War stories are the best part of learning a new job. We had our Christmas party at school last evening, and after a half-hour of jollity went back to our workstations to continue learning the theory of realtime transcription (it’s hard to express that without any brand names). As frequently happens at such events, we had a hard time actually getting back to work, and some of the more advanced students sidetracked our teacher into the sort of job knowledge you don’t get from books.
Like the time the reporter, an attorney and the witness in a phone-conferenced deposition were all named Dave, and so every time someone on the other end of the wire said, “Hey, Dave,” three people answered.
Like the time a deposition question about the witness’s adult beverage of choice veered into a social discussion of, “So, what do you like to drink?” After a couple of minutes of this, the reporter reminded them all that they were still on the record and wondered if that was OK with them. With the approval of both attorneys (either one could veto the decision), he backed up to the original question and answer and deleted the chitchat.
Like the fact that some court reporters have declared themselves offended by the language and subject matter that goes into depositions and refused to record it. To tell the truth, suspecting that I would be likely to be offended by the subject matter of TV is one reason that closed captioning is low on my list of applications for my new skill. What happens in court proceedings is real life. It somehow falls under the “I’m just repeating what so-and-so said” exclusion I learned in grade school.

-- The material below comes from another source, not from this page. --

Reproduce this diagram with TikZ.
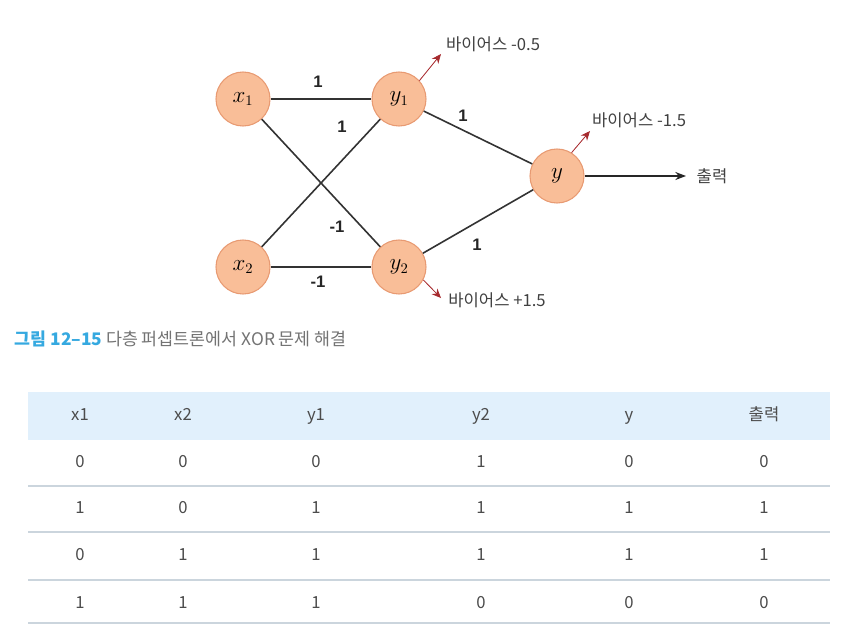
\documentclass[tikz,border=0pt]{standalone}
\usepackage{fontspec}
\setmainfont{Noto Sans CJK KR}
\newfontfamily\numfont{Liberation Sans}
\usetikzlibrary{arrows.meta}

\definecolor{neuronfill}{HTML}{F9BE98}
\definecolor{neurondraw}{HTML}{E89A72}
\definecolor{biasred}{HTML}{D0343A}
\definecolor{capblue}{HTML}{35A9E0}
\definecolor{headfill}{HTML}{E1F0FC}
\definecolor{rulegray}{HTML}{CBD5DD}

\begin{document}
\begin{tikzpicture}[x=0.75pt,y=-0.75pt,
  neuron/.style={circle,fill=neuronfill,draw=neurondraw,line width=0.8pt,minimum size=40.5pt,inner sep=0pt,font=\fontsize{16}{18}\selectfont},
  link/.style={draw=black!80,line width=1.2pt},
  weight/.style={font=\numfont\bfseries\fontsize{12.5}{14}\selectfont,text=black!85},
  bias/.style={-{Stealth[length=7pt,width=6pt]},draw=biasred!80!black,fill=biasred,line width=0.6pt},
  biaslabel/.style={font=\fontsize{12.5}{14}\selectfont,text=black!75},
  flow/.style={-{Stealth[length=8pt,width=6pt]},draw=black!85,line width=1.2pt},
  cell/.style={font=\fontsize{12.5}{15}\selectfont,text=black!70,text height=9pt,text depth=2pt}]

\useasboundingbox (0,0) rectangle (859,625);

% Neurons of the network
\node[neuron] (x1) at (243,99) {$x_1$};
\node[neuron] (x2) at (243,267) {$x_2$};
\node[neuron] (y1) at (399,99) {$y_1$};
\node[neuron] (y2) at (399,267) {$y_2$};
\node[neuron] (y) at (557,176) {$y$};

% Weighted links
\draw[link] (x1) -- (y1);
\draw[link] (x1) -- (y2);
\draw[link] (x2) -- (y1);
\draw[link] (x2) -- (y2);
\draw[link] (y1) -- (y);
\draw[link] (y2) -- (y);

\node[weight] (w11) at (318,82) {1};
\node[weight] (w21) at (342,127) {1};
\node[weight] (w12) at (337,227) {-1};
\node[weight] (w22) at (318,282) {-1};
\node[weight] (w1y) at (463,116) {1};
\node[weight] (w2y) at (477,245) {1};

% Biases
\coordinate (b1) at (441,54);
\coordinate (b2) at (441,298);
\coordinate (by) at (590,131);
\draw[bias] (y1.42) -- (b1);
\draw[bias] (y2.-28) -- (b2);
\draw[bias] (y.58) -- (by);
\node[biaslabel] (lb1) at (493,44) {바이어스 -0.5};
\node[biaslabel] (lb2) at (497,300) {바이어스 +1.5};
\node[biaslabel] (lby) at (639,120) {바이어스 -1.5};

% Output
\coordinate (out) at (686,176);
\draw[flow] (y) -- (out);
\node[biaslabel,anchor=west] (outlabel) at (692,176) {출력};

% Caption
\node[anchor=west,font=\fontsize{13}{15}\selectfont] (caption) at (10,339)
  {\textcolor{capblue}{\bfseries 그림 12–15}\ \textcolor{black!55}{다층 퍼셉트론에서 XOR 문제 해결}};

% Truth table
\fill[headfill] (28,392) rectangle (830,440);
\foreach \ly in {486,532,580,623}
  \draw[rulegray,line width=0.8pt] (28,\ly) -- (830,\ly);
\foreach \cx/\hd/\va/\vb/\vc/\vd [count=\col] in
  {80/x1/0/1/0/1, 183/x2/0/0/1/1, 316/y1/0/1/1/1,
   481/y2/1/1/1/0, 629/y/0/1/1/0, 764/출력/0/1/1/0} {
  \node[cell] (h\col) at (\cx,416) {\hd};
  \node[cell] (r1c\col) at (\cx,463) {\va};
  \node[cell] (r2c\col) at (\cx,509) {\vb};
  \node[cell] (r3c\col) at (\cx,556) {\vc};
  \node[cell] (r4c\col) at (\cx,604) {\vd};
}

\end{tikzpicture}
\end{document}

One thing I was concerned about, going into this, was that a lot of depositions would be blah, blah, blah, 47%, $50,000, blah, blah, party of the first part, etc. But our teacher says that most depositions bring something new every day. Some people are jerks, he says, which, to my mind, makes them blog material. But by and large the conversations are educational and surprising (“Divorces are fun,” he said, which makes me think he must be a writer at heart).